**Problem requirements:**
Write out each line that follows exactly as it stands, without the pictures.

==== Data provided

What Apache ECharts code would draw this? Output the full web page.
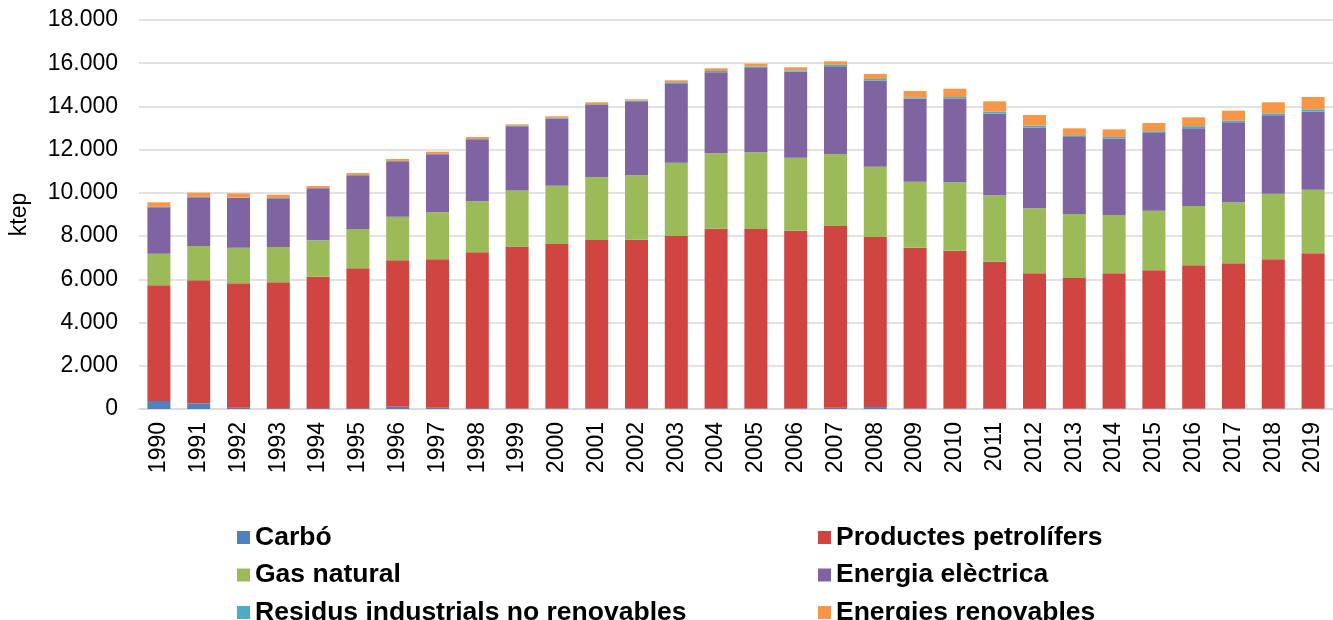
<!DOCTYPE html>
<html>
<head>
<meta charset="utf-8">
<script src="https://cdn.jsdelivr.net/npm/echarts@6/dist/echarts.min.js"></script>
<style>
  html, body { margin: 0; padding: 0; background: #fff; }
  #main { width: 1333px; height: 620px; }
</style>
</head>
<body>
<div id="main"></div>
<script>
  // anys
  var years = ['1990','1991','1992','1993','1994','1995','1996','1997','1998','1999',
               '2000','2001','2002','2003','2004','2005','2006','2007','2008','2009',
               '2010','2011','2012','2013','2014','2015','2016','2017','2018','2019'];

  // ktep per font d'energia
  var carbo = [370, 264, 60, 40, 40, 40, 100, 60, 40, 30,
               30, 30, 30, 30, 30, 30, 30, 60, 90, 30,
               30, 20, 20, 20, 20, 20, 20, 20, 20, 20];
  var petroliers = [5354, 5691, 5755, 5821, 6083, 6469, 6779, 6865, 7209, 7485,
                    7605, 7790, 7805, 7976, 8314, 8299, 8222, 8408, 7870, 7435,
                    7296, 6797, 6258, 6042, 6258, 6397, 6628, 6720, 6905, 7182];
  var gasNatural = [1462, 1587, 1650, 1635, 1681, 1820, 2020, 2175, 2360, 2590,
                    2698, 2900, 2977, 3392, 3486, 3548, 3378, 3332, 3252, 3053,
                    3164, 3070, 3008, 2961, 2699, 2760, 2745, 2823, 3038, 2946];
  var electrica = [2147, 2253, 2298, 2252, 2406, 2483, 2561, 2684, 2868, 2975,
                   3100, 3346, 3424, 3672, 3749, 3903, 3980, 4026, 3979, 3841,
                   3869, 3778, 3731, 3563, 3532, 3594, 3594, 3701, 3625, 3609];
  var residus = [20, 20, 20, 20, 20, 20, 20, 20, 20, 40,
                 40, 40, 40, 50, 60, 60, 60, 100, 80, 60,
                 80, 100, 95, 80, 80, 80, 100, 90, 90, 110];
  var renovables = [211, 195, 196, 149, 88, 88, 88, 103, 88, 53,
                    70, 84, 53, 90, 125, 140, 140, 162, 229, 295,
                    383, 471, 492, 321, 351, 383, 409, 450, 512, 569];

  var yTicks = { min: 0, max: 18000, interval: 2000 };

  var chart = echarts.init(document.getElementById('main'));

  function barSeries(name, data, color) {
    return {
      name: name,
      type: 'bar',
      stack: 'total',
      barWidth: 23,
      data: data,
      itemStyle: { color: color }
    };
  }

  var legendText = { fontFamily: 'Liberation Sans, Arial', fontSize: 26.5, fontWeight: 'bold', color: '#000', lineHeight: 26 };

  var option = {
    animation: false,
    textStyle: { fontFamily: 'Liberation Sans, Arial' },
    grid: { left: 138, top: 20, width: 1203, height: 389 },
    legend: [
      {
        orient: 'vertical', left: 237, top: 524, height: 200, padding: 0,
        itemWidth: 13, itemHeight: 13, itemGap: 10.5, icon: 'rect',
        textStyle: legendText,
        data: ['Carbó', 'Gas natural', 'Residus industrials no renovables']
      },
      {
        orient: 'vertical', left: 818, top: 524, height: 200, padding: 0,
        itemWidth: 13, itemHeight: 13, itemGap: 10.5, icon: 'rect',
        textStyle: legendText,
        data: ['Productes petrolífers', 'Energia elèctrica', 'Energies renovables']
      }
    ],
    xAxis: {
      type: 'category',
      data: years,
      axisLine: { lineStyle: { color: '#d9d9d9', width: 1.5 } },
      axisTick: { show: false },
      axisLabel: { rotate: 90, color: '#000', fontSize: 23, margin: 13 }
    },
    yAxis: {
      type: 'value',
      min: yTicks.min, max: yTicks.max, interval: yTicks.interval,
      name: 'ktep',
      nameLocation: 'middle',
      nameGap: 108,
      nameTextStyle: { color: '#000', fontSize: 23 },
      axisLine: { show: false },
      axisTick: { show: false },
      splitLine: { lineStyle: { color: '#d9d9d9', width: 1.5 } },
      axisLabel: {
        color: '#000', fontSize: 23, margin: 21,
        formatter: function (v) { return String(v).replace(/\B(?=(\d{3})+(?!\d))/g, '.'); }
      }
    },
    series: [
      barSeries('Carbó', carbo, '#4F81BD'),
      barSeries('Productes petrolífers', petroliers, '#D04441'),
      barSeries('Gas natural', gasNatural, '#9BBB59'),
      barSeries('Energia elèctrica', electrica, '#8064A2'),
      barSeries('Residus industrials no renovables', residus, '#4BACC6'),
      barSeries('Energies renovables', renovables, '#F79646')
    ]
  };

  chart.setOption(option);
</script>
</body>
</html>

========

**Response to the task:**
What Apache ECharts code would draw this? Output the full web page.
<!DOCTYPE html>
<html>
<head>
<meta charset="utf-8">
<script src="https://cdn.jsdelivr.net/npm/echarts@6/dist/echarts.min.js"></script>
<style>
  html, body { margin: 0; padding: 0; background: #fff; }
  #main { width: 1333px; height: 620px; }
</style>
</head>
<body>
<div id="main"></div>
<script>
  // anys
  var years = ['1990','1991','1992','1993','1994','1995','1996','1997','1998','1999',
               '2000','2001','2002','2003','2004','2005','2006','2007','2008','2009',
               '2010','2011','2012','2013','2014','2015','2016','2017','2018','2019'];

  // ktep per font d'energia
  var carbo = [370, 264, 60, 40, 40, 40, 100, 60, 40, 30,
               30, 30, 30, 30, 30, 30, 30, 60, 90, 30,
               30, 20, 20, 20, 20, 20, 20, 20, 20, 20];
  var petroliers = [5354, 5691, 5755, 5821, 6083, 6469, 6779, 6865, 7209, 7485,
                    7605, 7790, 7805, 7976, 8314, 8299, 8222, 8408, 7870, 7435,
                    7296, 6797, 6258, 6042, 6258, 6397, 6628, 6720, 6905, 7182];
  var gasNatural = [1462, 1587, 1650, 1635, 1681, 1820, 2020, 2175, 2360, 2590,
                    2698, 2900, 2977, 3392, 3486, 3548, 3378, 3332, 3252, 3053,
                    3164, 3070, 3008, 2961, 2699, 2760, 2745, 2823, 3038, 2946];
  var electrica = [2147, 2253, 2298, 2252, 2406, 2483, 2561, 2684, 2868, 2975,
                   3100, 3346, 3424, 3672, 3749, 3903, 3980, 4026, 3979, 3841,
                   3869, 3778, 3731, 3563, 3532, 3594, 3594, 3701, 3625, 3609];
  var residus = [20, 20, 20, 20, 20, 20, 20, 20, 20, 40,
                 40, 40, 40, 50, 60, 60, 60, 100, 80, 60,
                 80, 100, 95, 80, 80, 80, 100, 90, 90, 110];
  var renovables = [211, 195, 196, 149, 88, 88, 88, 103, 88, 53,
                    70, 84, 53, 90, 125, 140, 140, 162, 229, 295,
                    383, 471, 492, 321, 351, 383, 409, 450, 512, 569];

  var yTicks = { min: 0, max: 18000, interval: 2000 };

  var chart = echarts.init(document.getElementById('main'));

  function barSeries(name, data, color) {
    return {
      name: name,
      type: 'bar',
      stack: 'total',
      barWidth: 23,
      data: data,
      itemStyle: { color: color }
    };
  }

  var legendText = { fontFamily: 'Liberation Sans, Arial', fontSize: 26.5, fontWeight: 'bold', color: '#000', lineHeight: 26 };

  var option = {
    animation: false,
    textStyle: { fontFamily: 'Liberation Sans, Arial' },
    grid: { left: 138, top: 20, width: 1203, height: 389 },
    legend: [
      {
        orient: 'vertical', left: 237, top: 524, height: 200, padding: 0,
        itemWidth: 13, itemHeight: 13, itemGap: 10.5, icon: 'rect',
        textStyle: legendText,
        data: ['Carbó', 'Gas natural', 'Residus industrials no renovables']
      },
      {
        orient: 'vertical', left: 818, top: 524, height: 200, padding: 0,
        itemWidth: 13, itemHeight: 13, itemGap: 10.5, icon: 'rect',
        textStyle: legendText,
        data: ['Productes petrolífers', 'Energia elèctrica', 'Energies renovables']
      }
    ],
    xAxis: {
      type: 'category',
      data: years,
      axisLine: { lineStyle: { color: '#d9d9d9', width: 1.5 } },
      axisTick: { show: false },
      axisLabel: { rotate: 90, color: '#000', fontSize: 23, margin: 13 }
    },
    yAxis: {
      type: 'value',
      min: yTicks.min, max: yTicks.max, interval: yTicks.interval,
      name: 'ktep',
      nameLocation: 'middle',
      nameGap: 108,
      nameTextStyle: { color: '#000', fontSize: 23 },
      axisLine: { show: false },
      axisTick: { show: false },
      splitLine: { lineStyle: { color: '#d9d9d9', width: 1.5 } },
      axisLabel: {
        color: '#000', fontSize: 23, margin: 21,
        formatter: function (v) { return String(v).replace(/\B(?=(\d{3})+(?!\d))/g, '.'); }
      }
    },
    series: [
      barSeries('Carbó', carbo, '#4F81BD'),
      barSeries('Productes petrolífers', petroliers, '#D04441'),
      barSeries('Gas natural', gasNatural, '#9BBB59'),
      barSeries('Energia elèctrica', electrica, '#8064A2'),
      barSeries('Residus industrials no renovables', residus, '#4BACC6'),
      barSeries('Energies renovables', renovables, '#F79646')
    ]
  };

  chart.setOption(option);
</script>
</body>
</html>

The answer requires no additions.